Другой дед, с Сенной волости(район города), фамилия его была Гриб, когда ушёл к себе в Сенное, унёс две пары валенок. После отец выбрал время вернуть валенки, они уже были изношены. Вот так, по нескольку человек чужих жили почти у каждого, и в других хатах пускали… Время было тяжёлое, голодное, а люди добрые были, помогали друг другу.
До 1927 года я с дедом и отцом занимался сельским хозяйством, землю в Асаново мы не бросали. Тяжело! Бывало – дождь, отец с лукошком рассеивает семена, а я бороню. А до этого же надо было вспахать! «Ох, тяжёлый это – крестьянский труд!» – думаю я, и говорю отцу:
– Тятя, я не хочу этим заниматься! Тяжело!
– Давай ещё годик!
В 1927 году я отвёл посевную, и пошёл наниматься на железную дорогу, на станцию, ремонтным рабочим – в Асаново же. Кушать мне носила сестра Зоя. Четыре месяца проработал, комсомольцем стал, стараюсь, книжки читаю по железнодорожным делам, азбуку Морзе выучил – стрелочники нужны, ещё помощники на станции. Предлагают – а я боюсь! Вдруг стрелку не туда переведу? Чувствую – не получится из меня железнодорожник!

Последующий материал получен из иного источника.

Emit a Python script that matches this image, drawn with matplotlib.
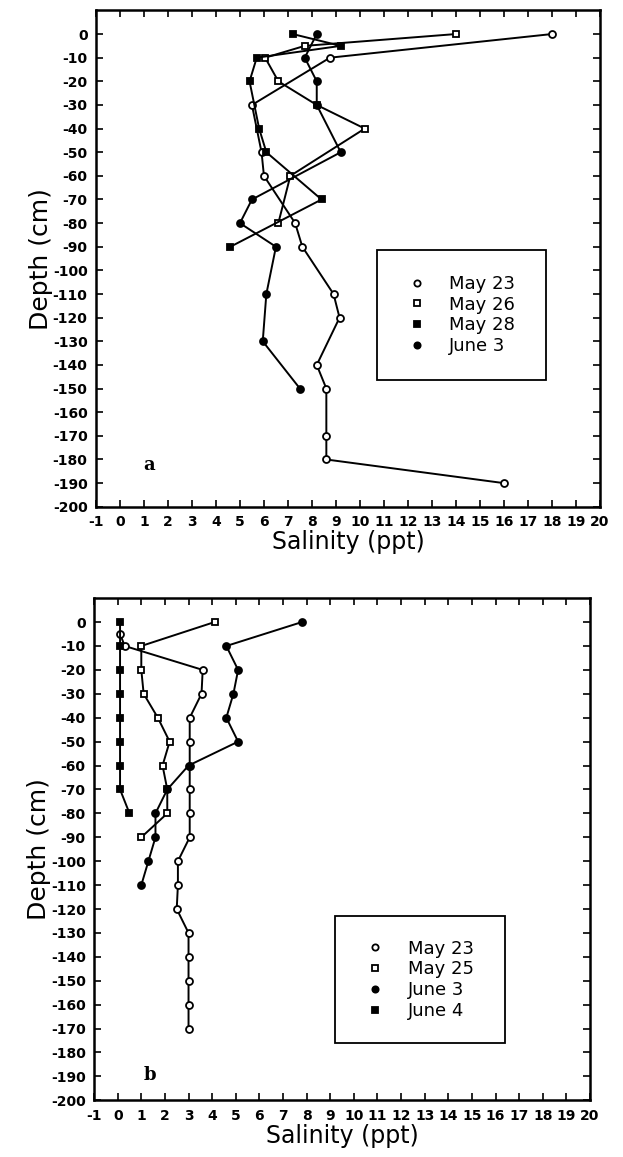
import matplotlib
matplotlib.use('Agg')
import matplotlib.pyplot as plt
from matplotlib.patches import Rectangle

plt.rcParams['font.family'] = ['DejaVu Sans']
plt.rcParams['axes.unicode_minus'] = False

# panel a  (depth cm, salinity ppt)
a_may23_depth = [0, -10, -30, -50, -60, -80, -90, -110, -120, -140, -150, -170, -180, -190]
a_may23_sal = [18.0, 8.75, 5.5, 5.9, 6.0, 7.3, 7.6, 8.9, 9.15, 8.2, 8.6, 8.6, 8.6, 16.0]
a_may26_depth = [0, -5, -10, -20, -30, -40, -60, -80]
a_may26_sal = [14.0, 7.7, 6.05, 6.6, 8.2, 10.2, 7.1, 6.6]
a_may28_depth = [0, -5, -10, -20, -40, -50, -70, -90]
a_may28_sal = [7.2, 9.2, 5.7, 5.4, 5.8, 6.1, 8.4, 4.6]
a_jun3_depth = [0, -10, -20, -30, -50, -70, -80, -90, -110, -130, -150]
a_jun3_sal = [8.2, 7.7, 8.2, 8.2, 9.2, 5.5, 5.0, 6.5, 6.1, 5.95, 7.5]

# panel b
b_may23_depth = [-5, -10, -20, -30, -40, -50, -60, -70, -80, -90, -100, -110, -120,
                 -130, -140, -150, -160, -170]
b_may23_sal = [0.1, 0.3, 3.6, 3.55, 3.05, 3.05, 3.05, 3.05, 3.05, 3.05, 2.55, 2.55, 2.5,
               3.0, 3.0, 3.0, 3.0, 3.0]
b_may25_depth = [0, -10, -20, -30, -40, -50, -60, -70, -80, -90]
b_may25_sal = [4.1, 1.0, 1.0, 1.1, 1.7, 2.2, 1.9, 2.1, 2.1, 1.0]
b_jun3_depth = [0, -10, -20, -30, -40, -50, -60, -70, -80, -90, -100, -110]
b_jun3_sal = [7.8, 4.6, 5.1, 4.9, 4.6, 5.1, 3.0, 2.1, 1.6, 1.6, 1.3, 1.0]
b_jun4_depth = [0, -10, -20, -30, -40, -50, -60, -70, -80]
b_jun4_sal = [0.1, 0.1, 0.1, 0.1, 0.1, 0.1, 0.1, 0.1, 0.5]

open_c = dict(marker='o', mfc='white', mec='black')
open_s = dict(marker='s', mfc='white', mec='black')
fill_s = dict(marker='s', mfc='black', mec='black')
fill_c = dict(marker='o', mfc='black', mec='black')

panels = [
    dict(rect=[0.154, 0.562, 0.809, 0.429], letter='a',
         series=[('May 23', a_may23_sal, a_may23_depth, open_c),
                 ('May 26', a_may26_sal, a_may26_depth, open_s),
                 ('May 28', a_may28_sal, a_may28_depth, fill_s),
                 ('June 3', a_jun3_sal, a_jun3_depth, fill_c)],
         box=(0.557, 0.2555, 0.336, 0.2615), letter_xy=(0.093, 0.075)),
    dict(rect=[0.151, 0.049, 0.796, 0.434], letter='b',
         series=[('May 23', b_may23_sal, b_may23_depth, open_c),
                 ('May 25', b_may25_sal, b_may25_depth, open_s),
                 ('June 3', b_jun3_sal, b_jun3_depth, fill_c),
                 ('June 4', b_jun4_sal, b_jun4_depth, fill_s)],
         box=(0.486, 0.1135, 0.343, 0.253), letter_xy=(0.099, 0.04)),
]

fig = plt.figure(figsize=(6.23, 11.57), dpi=100)

for p in panels:
    ax = fig.add_axes(p['rect'])
    handles = []
    for label, x, y, style in p['series']:
        ax.plot(x, y, color='black', lw=1.4, ms=5, mew=1.3, **style)
        h, = ax.plot([], [], ls='none', ms=4.5, mew=1.3, **style)
        handles.append((h, label))

    ax.set_xlim(-1, 20)
    ax.set_ylim(-200, 10)
    ax.set_xticks(range(-1, 21))
    ax.set_yticks(range(-200, 1, 10))
    ax.tick_params(direction='in', top=True, right=True, labeltop=False, labelright=False,
                   length=5, width=1.2, labelsize=10, pad=6)
    for lab in ax.get_xticklabels() + ax.get_yticklabels():
        lab.set_fontweight('bold')
    for s in ax.spines.values():
        s.set_linewidth(1.8)
    ax.set_xlabel('Salinity (ppt)', fontsize=17, labelpad=1)
    ax.set_ylabel('Depth (cm)', fontsize=18, labelpad=0)

    bx, by, bw, bh = p['box']
    ax.add_patch(Rectangle((bx, by), bw, bh, transform=ax.transAxes, fill=False,
                           ec='black', lw=1.3, zorder=5))
    ax.legend([h for h, _ in handles], [l for _, l in handles], loc='center',
              bbox_to_anchor=(bx + bw / 2, by + bh / 2), frameon=False,
              handlelength=1.0, handletextpad=1.3, labelspacing=0.15, fontsize=13)

    ax.text(p['letter_xy'][0], p['letter_xy'][1], p['letter'], transform=ax.transAxes,
            fontsize=13, fontweight='bold', family='DejaVu Serif')

fig.savefig('out.png', dpi=100)
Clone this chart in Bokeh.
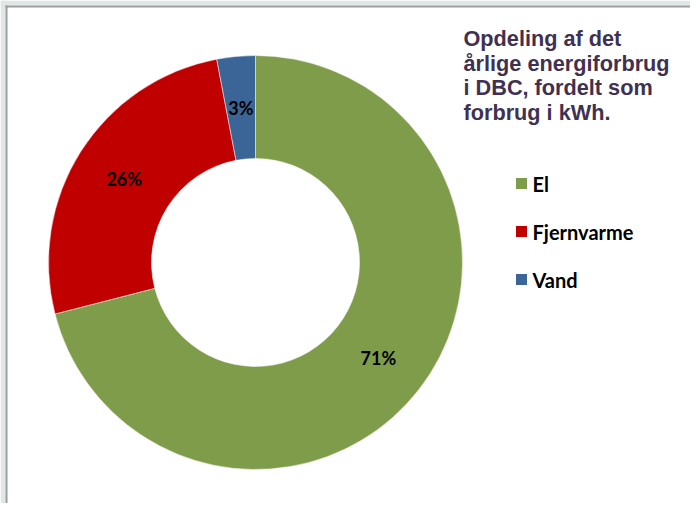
import numpy as np
from bokeh.plotting import figure, ColumnDataSource
from bokeh.models import Range1d, BoxAnnotation
from bokeh.core.properties import value
from bokeh.embed import file_html
from bokeh.resources import INLINE

# ---- data ----
categories = ["El", "Fjernvarme", "Vand"]
shares = [71, 26, 3]
colors = ["#7f9c4a", "#c00000", "#3a6596"]
title_lines = ["Opdeling af det", "årlige energiforbrug", "i DBC, fordelt som", "forbrug i kWh."]

W, H = 690, 503
p = figure(width=W, height=H, output_backend="svg", toolbar_location=None,
           x_range=Range1d(0, W), y_range=Range1d(0, H),
           x_axis_location=None, y_axis_location=None,
           min_border=0, outline_line_color=None, background_fill_color="white",
           border_fill_color="white")
p.grid.visible = False

def X(sx):
    return sx
def Y(sy):
    return H - sy

# page frame (light band + grey rule on top and left)
p.add_layout(BoxAnnotation(left=0, right=5, fill_color="#e1e6e6", fill_alpha=1, line_color=None))
p.add_layout(BoxAnnotation(bottom=H - 5, top=H, fill_color="#e1e6e6", fill_alpha=1, line_color=None))
p.add_layout(BoxAnnotation(left=5, right=7, bottom=0, top=H - 5, fill_color="#9a9e9e", fill_alpha=1, line_color=None))
p.add_layout(BoxAnnotation(left=5, bottom=H - 7, top=H - 5, fill_color="#9a9e9e", fill_alpha=1, line_color=None))

# donut geometry (layout)
cx, cy = X(255), Y(262)
r_out, r_in = 207, 104

vals = np.array(shares, dtype=float)
frac = vals / vals.sum()
cum = np.concatenate([[0], np.cumsum(frac)])
start = np.pi / 2 - 2 * np.pi * cum[:-1]
end = np.pi / 2 - 2 * np.pi * cum[1:]
mid = (start + end) / 2
r_lab = (r_out + r_in) / 2

src = ColumnDataSource(dict(cat=categories, start=start, end=end, color=colors,
                            lx=cx + r_lab * np.cos(mid), ly=cy + r_lab * np.sin(mid),
                            lab=[f"{v:g}%" for v in shares]))
p.annular_wedge(x=cx, y=cy, inner_radius=r_in, outer_radius=r_out,
                start_angle="start", end_angle="end", direction="clock",
                fill_color="color", line_color="white", line_width=0.5, source=src)
p.text(x="lx", y="ly", text="lab", source=src, text_align="center", text_baseline="middle",
       text_font=value("Lato"), text_font_style="bold", text_font_size="18px", text_color="black")

# legend (manual)
lg_x, lg_y0, lg_dy = X(521), Y(183), 48
ly = [lg_y0 - i * lg_dy for i in range(len(categories))]
p.scatter(x=[lg_x] * len(categories), y=ly, marker="square", size=11, fill_color=colors, line_color=None)
p.text(x=[X(532)] * len(categories), y=ly, text=categories, text_align="left", text_baseline="middle",
       text_font=value("Lato"), text_font_style="bold", text_font_size="20px", text_color="black")

# title
t_base = [Y(38) - i * 24.7 for i in range(len(title_lines))]
p.text(x=[X(463)] * len(title_lines), y=t_base, text=title_lines, text_align="left",
       text_baseline="alphabetic", text_font=value("Liberation Sans"), text_font_style="bold",
       text_font_size="21.7px", text_color="#403152")

open("out.html", "w").write(file_html(p, INLINE))
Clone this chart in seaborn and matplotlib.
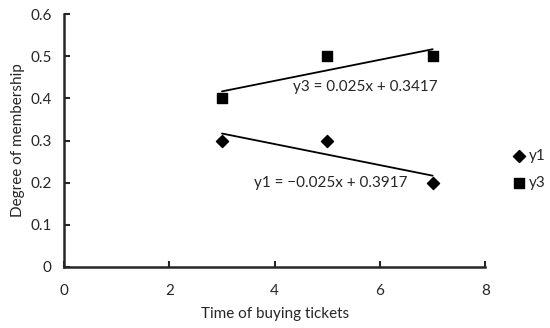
import pandas as pd
import matplotlib.pyplot as plt
import seaborn as sns

# values
times = [3, 5, 7]
y1 = [0.3, 0.3, 0.2]
y3 = [0.4, 0.5, 0.5]

df = pd.DataFrame({"time": times, "y1": y1, "y3": y3})

sns.set_style("ticks")
plt.rcParams['font.family'] = ['Lato', 'DejaVu Sans']

fig = plt.figure(figsize=(5.5, 3.28), dpi=100)
ax = fig.add_axes([0.1164, 0.186, 0.766, 0.771])

# markers plus linear trend lines
sns.regplot(data=df, x="time", y="y1", ax=ax, ci=None, marker="D", label="y1",
            scatter_kws={"s": 38, "color": "black", "alpha": 1},
            line_kws={"color": "black", "lw": 1.3})
sns.regplot(data=df, x="time", y="y3", ax=ax, ci=None, marker="s", label="y3",
            scatter_kws={"s": 50, "color": "black", "alpha": 1},
            line_kws={"color": "black", "lw": 1.3})

ax.text(5.72, 0.427, "y3 = 0.025x + 0.3417", ha="center", va="center", fontsize=11)
ax.text(5.06, 0.199, "y1 = \u22120.025x + 0.3917", ha="center", va="center", fontsize=11)

ax.set_xlim(0, 8)
ax.set_ylim(0, 0.6)
ax.set_xticks([0, 2, 4, 6, 8])
ax.set_yticks([0, 0.1, 0.2, 0.3, 0.4, 0.5, 0.6])
ax.set_yticklabels(["0", "0.1", "0.2", "0.3", "0.4", "0.5", "0.6"])
ax.tick_params(direction="in", length=4, width=1.5, labelsize=11)
ax.tick_params(axis="y", pad=9)
ax.tick_params(axis="x", pad=12)
for side in ["left", "bottom"]:
    ax.spines[side].set_linewidth(1.8)
sns.despine(ax=ax)

ax.set_xlabel("Time of buying tickets", fontsize=11, labelpad=7)
ax.set_ylabel("Degree of membership", fontsize=11)

handles, labels = ax.get_legend_handles_labels()
keep = [i for i, l in enumerate(labels) if l in ("y1", "y3")]
ax.legend([handles[i] for i in keep], [labels[i] for i in keep],
          loc="center left", bbox_to_anchor=(1.03, 0.385), frameon=False,
          fontsize=11, handletextpad=0.1, labelspacing=0.85, handlelength=1.0)

fig.savefig("out.png", dpi=100)
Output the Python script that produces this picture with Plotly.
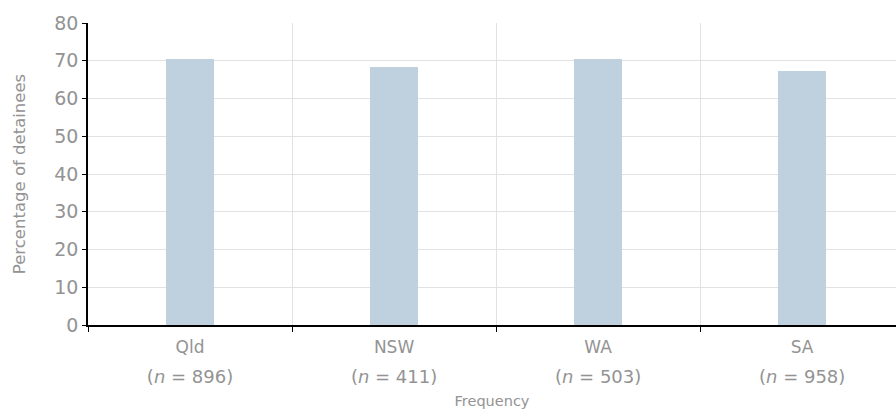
import plotly.graph_objects as go

# Share of detainees by jurisdiction
jurisdictions = ["Qld", "NSW", "WA", "SA"]
sample_sizes = [896, 411, 503, 958]
percentages = [70.4, 68.3, 70.5, 67.3]

n_labels = [f"(<i>n</i> = {n})" for n in sample_sizes]

TEXT = "#939393"
GRID = "#e2e2e2"
FONT = "DejaVu Sans"

fig = go.Figure()
fig.add_trace(go.Bar(
    x=jurisdictions,
    y=percentages,
    width=0.235,
    marker=dict(color="#bfd1df", line=dict(width=0)),
    hoverinfo="x+y",
))

x_range = [-0.5, 3.46]

fig.update_layout(
    width=896,
    height=412,
    margin=dict(l=88, r=0, t=23, b=87),
    paper_bgcolor="white",
    plot_bgcolor="white",
    showlegend=False,
    font=dict(family=FONT, color=TEXT, size=15),
    xaxis=dict(
        type="category",
        range=x_range,
        tickson="boundaries",
        showgrid=True,
        gridcolor=GRID,
        gridwidth=1,
        showline=True,
        linecolor="black",
        linewidth=1.5,
        ticks="outside",
        ticklen=5,
        tickcolor="black",
        ticklabelstandoff=6,
        tickfont=dict(size=17, color=TEXT, family=FONT),
        title=dict(text="Frequency", font=dict(size=14.5, color=TEXT, family=FONT), standoff=40),
        zeroline=False,
    ),
    xaxis2=dict(
        overlaying="x",
        side="bottom",
        range=x_range,
        tickvals=[0, 1, 2, 3],
        ticktext=n_labels,
        showgrid=False,
        showline=False,
        zeroline=False,
        ticks="",
        ticklabelstandoff=39,
        tickfont=dict(size=18, color=TEXT, family=FONT),
    ),
    yaxis=dict(
        range=[0, 80],
        dtick=10,
        showgrid=True,
        gridcolor=GRID,
        gridwidth=1,
        showline=True,
        linecolor="black",
        linewidth=1.5,
        ticks="outside",
        ticklen=4,
        tickcolor="black",
        ticklabelstandoff=0,
        tickfont=dict(size=19, color=TEXT, family=FONT),
        title=dict(text="Percentage of detainees", font=dict(size=16.5, color=TEXT, family=FONT), standoff=24),
        zeroline=False,
    ),
    bargap=0,
)

# invisible trace keeps the secondary axis active
fig.add_trace(go.Scatter(x=[0, 3], y=[0, 0], xaxis="x2", mode="markers",
                         marker=dict(opacity=0), hoverinfo="skip", showlegend=False))

fig.write_html("out.html")
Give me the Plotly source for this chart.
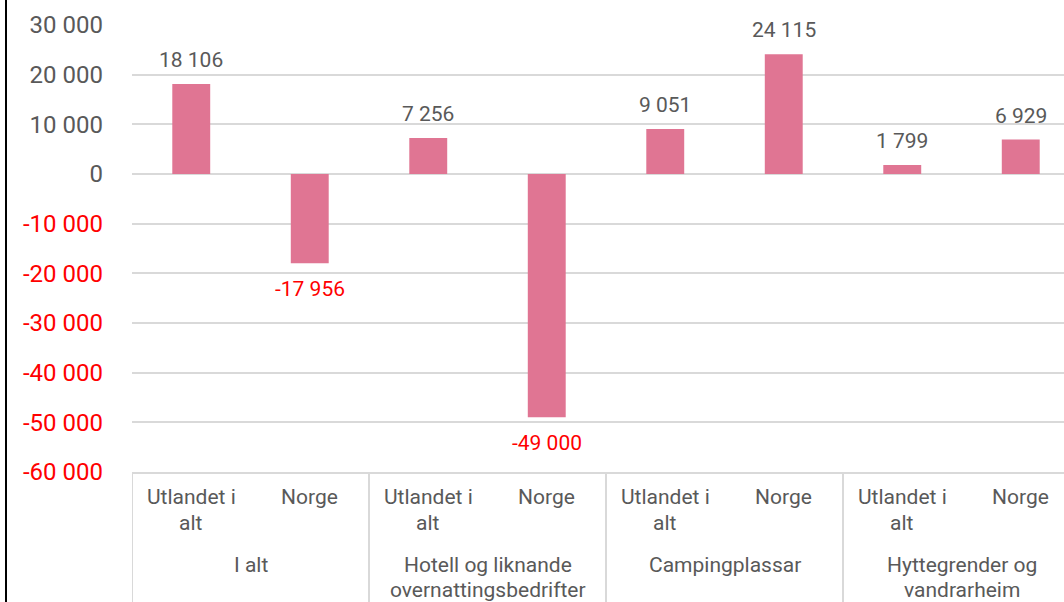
import plotly.graph_objects as go

groups = ["I alt", "I alt",
          "Hotell og liknande<br>overnattingsbedrifter", "Hotell og liknande<br>overnattingsbedrifter",
          "Campingplassar", "Campingplassar",
          "Hyttegrender og<br>vandrarheim", "Hyttegrender og<br>vandrarheim"]
subcats = ["Utlandet i<br>alt", "Norge"] * 4
values = [18106, -17956, 7256, -49000, 9051, 24115, 1799, 6929]
yticks = [30000, 20000, 10000, 0, -10000, -20000, -30000, -40000, -50000, -60000]

BAR = "#E07593"
GREY = "#595959"
RED = "#FF0000"
LINE = "#D9D9D9"
FONT = "Roboto"


def fmt(v):
    return f"{v:,}".replace(",", " ")


ticktext = [fmt(v) if v >= 0 else f'<span style="color:{RED}">{fmt(v)}</span>' for v in yticks]

fig = go.Figure()
fig.add_trace(go.Bar(
    x=[groups, subcats], y=values,
    marker=dict(color=BAR, line=dict(width=0)),
    hoverinfo="skip",
))

annotations = []
# data labels
for i, v in enumerate(values):
    annotations.append(dict(
        x=i, y=v, xref="x", yref="y",
        text=fmt(v), showarrow=False,
        yanchor="bottom" if v >= 0 else "top",
        yshift=10 if v >= 0 else -12,
        font=dict(family=FONT, size=21, color=GREY if v >= 0 else RED),
    ))

# inner category labels (one annotation per line)
for i, lab in enumerate(subcats):
    for k, line in enumerate(lab.split("<br>")):
        annotations.append(dict(
            x=i, y=0, xref="x", yref="paper", text=line, showarrow=False,
            yanchor="middle", yshift=-25 - 25.5 * k,
            font=dict(family=FONT, size=21, color=GREY),
        ))

# outer group labels
seen = []
for i, g in enumerate(groups):
    if g in seen:
        continue
    seen.append(g)
    n = groups.count(g)
    for k, line in enumerate(g.split("<br>")):
        annotations.append(dict(
            x=i + (n - 1) / 2, y=0, xref="x", yref="paper", text=line, showarrow=False,
            yanchor="middle", yshift=-93 - 25 * k,
            font=dict(family=FONT, size=21, color=GREY),
        ))

# group dividers
shapes = []
pos = 0
for g in seen:
    shapes.append(dict(type="line", xref="x", yref="paper", x0=pos - 0.5, x1=pos - 0.5,
                       y0=0, y1=-0.4, line=dict(color=LINE, width=2)))
    pos += groups.count(g)
shapes.append(dict(type="line", xref="x", yref="paper", x0=pos - 0.5, x1=pos - 0.5,
                   y0=0, y1=-0.4, line=dict(color=LINE, width=2)))
# outer frame edge (left)
shapes.append(dict(type="line", xref="paper", yref="paper",
                   x0=(6 - 132) / 948, x1=(6 - 132) / 948, y0=-1, y1=2,
                   line=dict(color="black", width=2)))

fig.update_layout(
    width=1090, height=602,
    margin=dict(l=132, r=10, t=25, b=130),
    paper_bgcolor="white", plot_bgcolor="white",
    showlegend=False,
    bargap=0.68,
    font=dict(family=FONT, size=21, color=GREY),
    xaxis=dict(
        type="multicategory",
        showticklabels=False, showdividers=False,
        showgrid=False, showline=True, linecolor=LINE, linewidth=2, ticks="",
        range=[-0.5, 7.5],
    ),
    yaxis=dict(
        range=[-60000, 30000],
        tickvals=yticks, ticktext=ticktext,
        tickfont=dict(family=FONT, size=24, color=GREY),
        showgrid=True, gridcolor=LINE, gridwidth=1.5,
        zeroline=False, showline=False, ticks="",
        ticklabelstandoff=28,
    ),
    annotations=annotations,
    shapes=shapes,
)

fig.write_html("out.html", config={"displayModeBar": False},
               post_script="document.body.style.margin='0';document.body.style.overflow='hidden';")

И, не снявшись с комсомольского учёта, уехал в Петропавловск, стал ходить на биржу труда. Однажды пришёл, нас спрашивают: «Кто пойдёт работать в кузницу на Петропавловский механический завод?» – будущий завод Ленина, он тогда около парка находился. Я поднял руку. Так 25 ноября 1929 года я пошёл на завод молотобойцем, проработал там 1930, 31й год, до прораба дошёл.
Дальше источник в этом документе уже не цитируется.